* Dataset extract *
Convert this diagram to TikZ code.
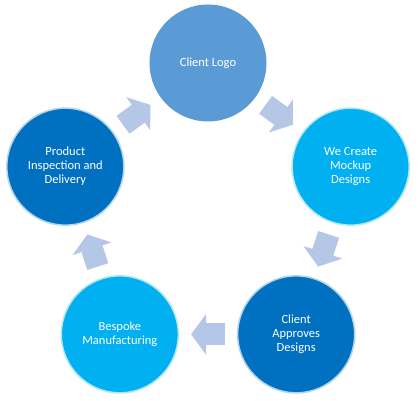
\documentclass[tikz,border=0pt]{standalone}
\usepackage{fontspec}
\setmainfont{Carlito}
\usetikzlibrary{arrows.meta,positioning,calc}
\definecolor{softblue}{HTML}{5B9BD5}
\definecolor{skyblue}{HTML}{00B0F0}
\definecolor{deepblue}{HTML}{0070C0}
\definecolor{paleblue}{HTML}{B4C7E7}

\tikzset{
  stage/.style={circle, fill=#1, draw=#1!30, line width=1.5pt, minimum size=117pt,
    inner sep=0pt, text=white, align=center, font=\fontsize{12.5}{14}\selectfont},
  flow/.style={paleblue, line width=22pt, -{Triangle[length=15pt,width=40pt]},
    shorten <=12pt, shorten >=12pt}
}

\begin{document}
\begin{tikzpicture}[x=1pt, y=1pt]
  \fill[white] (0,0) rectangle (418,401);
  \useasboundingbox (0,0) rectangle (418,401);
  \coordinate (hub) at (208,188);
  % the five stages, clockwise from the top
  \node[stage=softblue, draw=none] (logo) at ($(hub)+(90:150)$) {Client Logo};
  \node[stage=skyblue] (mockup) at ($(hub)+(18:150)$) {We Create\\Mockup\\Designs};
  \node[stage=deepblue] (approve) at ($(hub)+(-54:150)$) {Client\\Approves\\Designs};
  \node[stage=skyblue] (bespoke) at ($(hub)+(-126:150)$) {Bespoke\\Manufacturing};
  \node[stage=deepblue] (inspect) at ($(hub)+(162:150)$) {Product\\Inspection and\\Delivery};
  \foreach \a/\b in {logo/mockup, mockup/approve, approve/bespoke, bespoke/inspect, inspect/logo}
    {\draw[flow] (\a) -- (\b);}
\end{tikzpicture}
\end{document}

* The problem *
What is needed is an exact reproduction of the data, pictures excluded.

* Output for this exercise *
Convert this diagram to TikZ code.
\documentclass[tikz,border=0pt]{standalone}
\usepackage{fontspec}
\setmainfont{Carlito}
\usetikzlibrary{arrows.meta,positioning,calc}
\definecolor{softblue}{HTML}{5B9BD5}
\definecolor{skyblue}{HTML}{00B0F0}
\definecolor{deepblue}{HTML}{0070C0}
\definecolor{paleblue}{HTML}{B4C7E7}

\tikzset{
  stage/.style={circle, fill=#1, draw=#1!30, line width=1.5pt, minimum size=117pt,
    inner sep=0pt, text=white, align=center, font=\fontsize{12.5}{14}\selectfont},
  flow/.style={paleblue, line width=22pt, -{Triangle[length=15pt,width=40pt]},
    shorten <=12pt, shorten >=12pt}
}

\begin{document}
\begin{tikzpicture}[x=1pt, y=1pt]
  \fill[white] (0,0) rectangle (418,401);
  \useasboundingbox (0,0) rectangle (418,401);
  \coordinate (hub) at (208,188);
  % the five stages, clockwise from the top
  \node[stage=softblue, draw=none] (logo) at ($(hub)+(90:150)$) {Client Logo};
  \node[stage=skyblue] (mockup) at ($(hub)+(18:150)$) {We Create\\Mockup\\Designs};
  \node[stage=deepblue] (approve) at ($(hub)+(-54:150)$) {Client\\Approves\\Designs};
  \node[stage=skyblue] (bespoke) at ($(hub)+(-126:150)$) {Bespoke\\Manufacturing};
  \node[stage=deepblue] (inspect) at ($(hub)+(162:150)$) {Product\\Inspection and\\Delivery};
  \foreach \a/\b in {logo/mockup, mockup/approve, approve/bespoke, bespoke/inspect, inspect/logo}
    {\draw[flow] (\a) -- (\b);}
\end{tikzpicture}
\end{document}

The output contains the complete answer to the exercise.